Il dossier fa anche una graduatoria delle città dove la burocrazia è stata più lenta a smaltire le pratiche. In testa c’è Roma che conta 599.793 domande e precede Milano (138.550), Firenze (92.465), Venezia (89.000), Napoli (85.495), Torino (84.926), Bologna (62.393), Palermo (60.485), Genova (48.677) e Livorno (45.344). Sul fronte del numero delle istanze ancora da evadere, invece, Roma ne ha 213.185, vale a dire quasi quattro volte Palermo (55.459). Sul gradino più basso del podio troviamo Napoli (45.763), che si attesta davanti a Bologna (42.184). Più staccate Milano (25.384), Livorno (23.368), Arezzo (22.781), Pescara (20.984), Catania (20.249) e Fiumicino (20.055), unico Comune non capoluogo di provincia ad entrare nelle prime dieci posizioni.
Solo lo 0,9% dei Comuni del nostro Paese non ha avuto richieste di sanatoria in materia di abusi. Ferrara è la città più virtuosa nella gestione delle domande di condono edilizio: ha evaso tutte e 30.800 le istanze presentate dai suoi cittadini. L’Emilia-Romagna è molto efficiente visto che subito dopo troviamo altre due città di questa regione: Ravenna (seconda con 25.740 domande, tutte concluse) e Imola (quarta con le sue 7.344 istanze chiuse).

Quanto ai mancati introiti, si tratta di 10,3 miliardi di versamenti (cifra da ripartire a metà fra Stato e Comuni e a cui vanno aggiunti 160 milioni alle Regioni); 6,7 miliardi di oneri concessori; 1,5 miliardi di diritti di segreteria; 2,1 miliardi di diritti di istruttoria; 1,1 miliardi di risarcimenti per danno ambientale.
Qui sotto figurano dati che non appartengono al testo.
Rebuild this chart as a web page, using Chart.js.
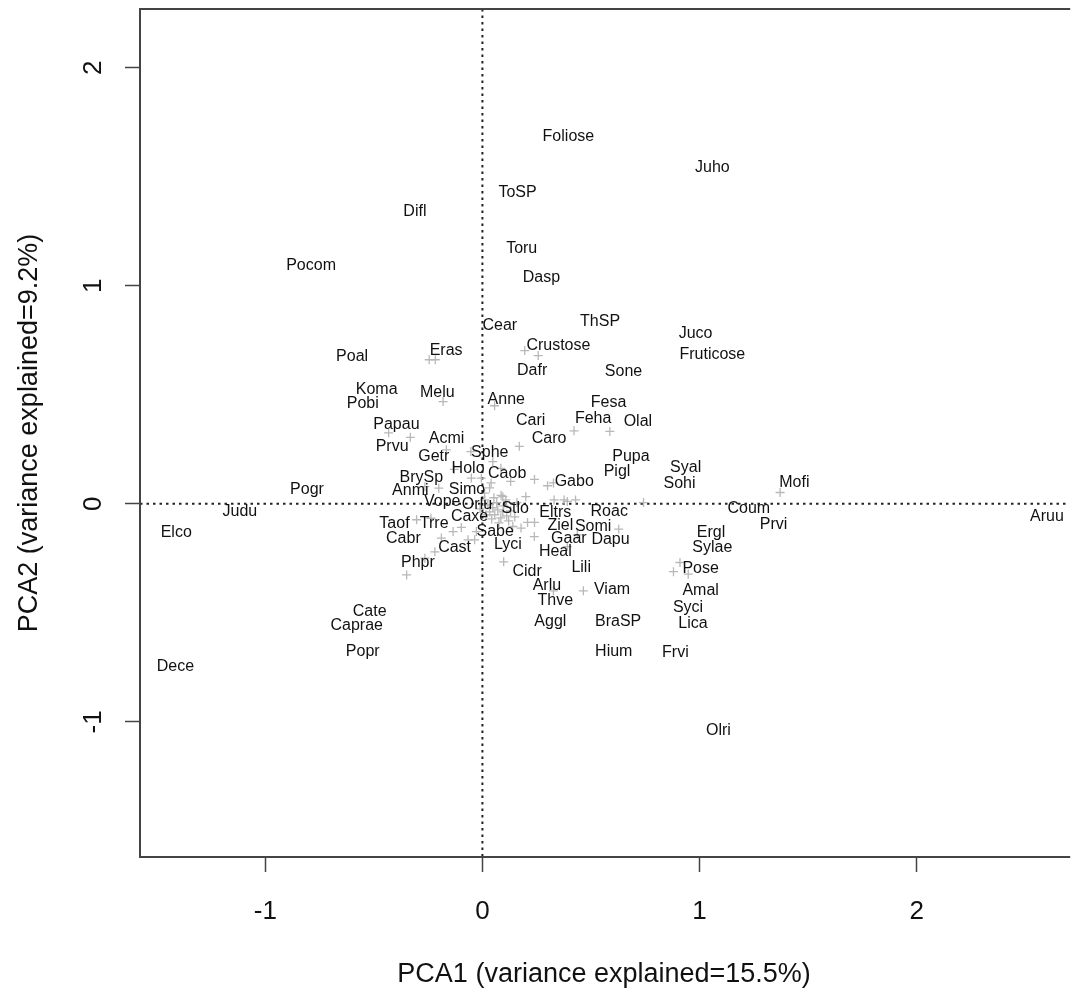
<!DOCTYPE html>
<html>
<head>
<meta charset="utf-8">
<script src="https://cdn.jsdelivr.net/npm/chart.js@4.4.1/dist/chart.umd.min.js"></script>
<style>
  html, body { margin: 0; padding: 0; background: #fff; overflow: hidden; }
  #wrap { width: 1074px; height: 989px; }
</style>
</head>
<body>
<div id="wrap"><canvas id="pca-plot" width="1074" height="989"></canvas></div>
<script>
// species scores (text labels)
const speciesNames = ["Foliose", "Juho", "ToSP", "Difl", "Pocom", "Toru", "Dasp", "Cear", "ThSP", "Juco",
    "Crustose", "Fruticose", "Poal", "Eras", "Dafr", "Sone", "Koma", "Melu", "Pobi", "Anne",
    "Fesa", "Papau", "Cari", "Feha", "Olal", "Acmi", "Caro", "Prvu", "Sphe", "Getr",
    "Pupa", "Syal", "Holo", "Caob", "Pigl", "Sohi", "Mofi", "BrySp", "Gabo", "Pogr",
    "Anmi", "Simo", "Vope", "Orlu", "Stlo", "Coum", "Eltrs", "Roac", "Judu", "Aruu",
    "Caxe", "Prvi", "Ziel", "Somi", "Elco", "Taof", "Trre", "Ergl", "Sabe", "Gaar",
    "Dapu", "Cabr", "Lyci", "Heal", "Sylae", "Cast", "Phpr", "Lili", "Pose", "Cidr",
    "Arlu", "Viam", "Amal", "Thve", "Cate", "Syci", "Caprae", "Aggl", "BraSP", "Lica",
    "Popr", "Hium", "Frvi", "Dece", "Olri"];
const speciesX = [0.396, 1.059, 0.162, -0.311, -0.789, 0.181, 0.272, 0.080, 0.542, 0.982,
    0.350, 1.059, -0.600, -0.167, 0.229, 0.650, -0.487, -0.208, -0.551, 0.110,
    0.581, -0.396, 0.222, 0.510, 0.716, -0.165, 0.307, -0.416, 0.034, -0.224,
    0.684, 0.936, -0.066, 0.114, 0.620, 0.908, 1.437, -0.281, 0.423, -0.808,
    -0.332, -0.071, -0.185, -0.025, 0.151, 1.227, 0.336, 0.584, -1.117, 2.600,
    -0.059, 1.341, 0.359, 0.510, -1.410, -0.405, -0.222, 1.053, 0.059, 0.398,
    0.590, -0.364, 0.117, 0.336, 1.059, -0.128, -0.297, 0.455, 1.005, 0.206,
    0.297, 0.597, 1.005, 0.336, -0.519, 0.947, -0.579, 0.313, 0.625, 0.970,
    -0.551, 0.605, 0.889, -1.414, 1.087];
const speciesY = [1.683, 1.541, 1.427, 1.342, 1.092, 1.172, 1.037, 0.817, 0.835, 0.782,
    0.725, 0.686, 0.674, 0.704, 0.610, 0.606, 0.525, 0.511, 0.461, 0.477,
    0.463, 0.362, 0.381, 0.390, 0.376, 0.298, 0.298, 0.264, 0.236, 0.216,
    0.216, 0.165, 0.161, 0.138, 0.149, 0.092, 0.096, 0.122, 0.101, 0.064,
    0.060, 0.067, 0.009, -0.002, -0.021, -0.023, -0.041, -0.037, -0.034, -0.060,
    -0.060, -0.096, -0.101, -0.106, -0.133, -0.089, -0.092, -0.133, -0.128, -0.161,
    -0.165, -0.158, -0.188, -0.219, -0.202, -0.202, -0.271, -0.294, -0.298, -0.313,
    -0.375, -0.394, -0.400, -0.443, -0.495, -0.474, -0.557, -0.539, -0.541, -0.549,
    -0.678, -0.678, -0.682, -0.746, -1.041];

// site scores (grey crosses)
const siteX = [-0.245, -0.217, -0.181, 0.056, -0.432, -0.332, 0.195, 0.257, 0.422, 0.587,
    0.170, -0.166, -0.053, 0.048, 0.085, -0.130, -0.051, -0.005, 0.240, 0.130,
    0.040, 0.300, 0.327, -0.201, -0.265, 0.010, 0.086, 0.033, 0.094, 0.200,
    0.391, 0.429, 0.742, 0.159, 0.208, 0.240, 0.140, -0.135, -0.097, -0.066,
    -0.189, 0.239, -0.219, -0.265, 0.098, -0.036, -0.028, -0.237, -0.349, 0.628,
    0.437, 0.391, 0.327, 0.465, 0.880, 0.910, 0.948, 1.371, 0.178, 0.376,
    0.330, -0.303, 0.025, 0.048, 0.071, 0.094, 0.057, 0.085, 0.112, 0.034,
    0.011, 0.066, 0.098, 0.121, 0.043, 0.076, 0.016, 0.130, 0.053, -0.011,
    0.108, 0.149];
const siteY = [0.661, 0.661, 0.469, 0.450, 0.326, 0.305, 0.703, 0.680, 0.335, 0.332,
    0.264, 0.248, 0.240, 0.194, 0.163, 0.158, 0.118, 0.118, 0.112, 0.103,
    0.096, 0.083, 0.096, 0.072, 0.079, 0.049, 0.039, 0.073, 0.033, 0.033,
    0.011, 0.018, 0.006, 0.006, -0.085, -0.085, -0.104, -0.127, -0.108, -0.165,
    -0.157, -0.150, -0.220, -0.249, -0.266, -0.165, -0.127, -0.066, -0.326, -0.116,
    -0.142, -0.196, -0.399, -0.399, -0.311, -0.269, -0.322, 0.052, -0.111, 0.018,
    0.018, -0.073, -0.005, -0.018, -0.028, -0.037, -0.050, -0.064, -0.055, -0.037,
    0.018, 0.005, -0.009, -0.078, -0.069, -0.087, -0.050, -0.032, 0.028, -0.023,
    0.018, -0.060];

const tickValues = [-1, 0, 1, 2];
const xTitle = "PCA1 (variance explained=15.5%)";
const yTitle = "PCA2 (variance explained=9.2%)";

const FONT = "'Liberation Sans', Arial, Helvetica, sans-serif";

const sitePoints = siteX.map((x, i) => ({ x: x, y: siteY[i] }));

// frame, zero lines, y tick labels and species names
const pcaDecor = {
    id: "pcaDecor",
    beforeDatasetsDraw(chart) {
        const { ctx, chartArea, scales } = chart;
        const x0 = scales.x.getPixelForValue(0);
        const y0 = scales.y.getPixelForValue(0);
        ctx.save();
        ctx.strokeStyle = "#222";
        ctx.lineWidth = 2;
        ctx.setLineDash([2.5, 4]);
        ctx.beginPath();
        ctx.moveTo(x0, chartArea.top);
        ctx.lineTo(x0, chartArea.bottom);
        ctx.moveTo(chartArea.left, y0);
        ctx.lineTo(chartArea.right, y0);
        ctx.stroke();
        ctx.restore();
    },
    afterDatasetsDraw(chart) {
        const { ctx, chartArea, scales } = chart;
        ctx.save();
        ctx.fillStyle = "#111";
        ctx.font = "16px " + FONT;
        ctx.textAlign = "center";
        ctx.textBaseline = "middle";
        speciesNames.forEach((name, i) => {
            ctx.fillText(name, scales.x.getPixelForValue(speciesX[i]), scales.y.getPixelForValue(speciesY[i]));
        });
        // frame (right side is cut off in the original picture)
        ctx.strokeStyle = "#444";
        ctx.lineWidth = 2;
        ctx.beginPath();
        ctx.moveTo(chartArea.right + 2, chartArea.top);
        ctx.lineTo(chartArea.left, chartArea.top);
        ctx.lineTo(chartArea.left, chartArea.bottom);
        ctx.lineTo(chartArea.right + 2, chartArea.bottom);
        ctx.stroke();
        // rotated y tick labels like R
        ctx.fillStyle = "#111";
        ctx.font = "26px " + FONT;
        tickValues.forEach((v) => {
            ctx.save();
            ctx.translate(94, scales.y.getPixelForValue(v));
            ctx.rotate(-Math.PI / 2);
            ctx.fillText(String(v), 0, 0);
            ctx.restore();
        });
        ctx.restore();
    },
};

new Chart(document.getElementById("pca-plot"), {
    type: "scatter",
    data: {
        datasets: [
            {
                label: "sites",
                data: sitePoints,
                pointStyle: "cross",
                pointRadius: 4.5,
                pointBorderWidth: 1.3,
                borderColor: "#b8b8b8",
                backgroundColor: "#b8b8b8",
            },
        ],
    },
    options: {
        responsive: false,
        animation: false,
        layout: { padding: { top: 9, right: 0, left: 0, bottom: 0 } },
        scales: {
            x: {
                type: "linear",
                min: -1.577,
                max: 2.698,
                afterFit: (scale) => { scale.height = 132; },
                afterBuildTicks: (scale) => { scale.ticks = tickValues.map((v) => ({ value: v })); },
                border: { display: false },
                grid: {
                    drawOnChartArea: false,
                    drawTicks: true,
                    tickLength: 15,
                    tickColor: "#444",
                    tickWidth: 1.5,
                },
                ticks: {
                    color: "#111",
                    font: { family: FONT, size: 26 },
                    padding: 24,
                    maxRotation: 0,
                },
                title: {
                    display: true,
                    text: xTitle,
                    color: "#111",
                    font: { family: FONT, size: 27, lineHeight: 1.1 },
                    padding: { top: 0, bottom: 0 },
                },
            },
            y: {
                type: "linear",
                min: -1.62,
                max: 2.27,
                afterFit: (scale) => { scale.width = 140; },
                afterBuildTicks: (scale) => { scale.ticks = tickValues.map((v) => ({ value: v })); },
                border: { display: false },
                grid: {
                    drawOnChartArea: false,
                    drawTicks: true,
                    tickLength: 15,
                    tickColor: "#444",
                    tickWidth: 1.5,
                },
                ticks: { display: false },
                title: {
                    display: true,
                    text: yTitle,
                    color: "#111",
                    font: { family: FONT, size: 27, lineHeight: 1.1 },
                    padding: { top: 15, bottom: 0 },
                },
            },
        },
        plugins: {
            legend: { display: false },
            tooltip: { enabled: false },
        },
    },
    plugins: [pcaDecor],
});
</script>
</body>
</html>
Anche in questo caso, a livello di Comuni la graduatoria è nettamente capeggiata da Roma: la Capitale vanta circa 800 milioni di euro di mancate riscossioni. Ma non finisce qui. Si può ipotizzare che circa il 30% delle quasi 5 milioni e mezzo di domande ancora da istruire darebbe luogo a un adeguamento della rendita catastale dei relativi immobili. Per i Comuni ne conseguirebbe un consistente aumento degli introiti derivanti ad esempio dalla tassazione riguardante Imu e Tasi. Si innescherebbe un volano virtuoso anche per i professionisti: gli studi di ingegneri, architetti e geometri si troverebbero di fronte a una mole di lavoro quantificabile in altri 11 milardi di euro più Iva, con lo Stato che di conseguenza potrebbe contare su un ulteriore gettito di circa 2 miliardi. E ancora. Si può stimare che per circa 540.000 immobili che devono ricevere la concessione edilizia in sanatoria verrebbe presentata domanda per rientrare nel cosiddetto Piano Casa: ne conseguirebbero altri 1,3 miliardi di euro di oneri concessori e un ulteriore notevole indotto per i professionisti del settore.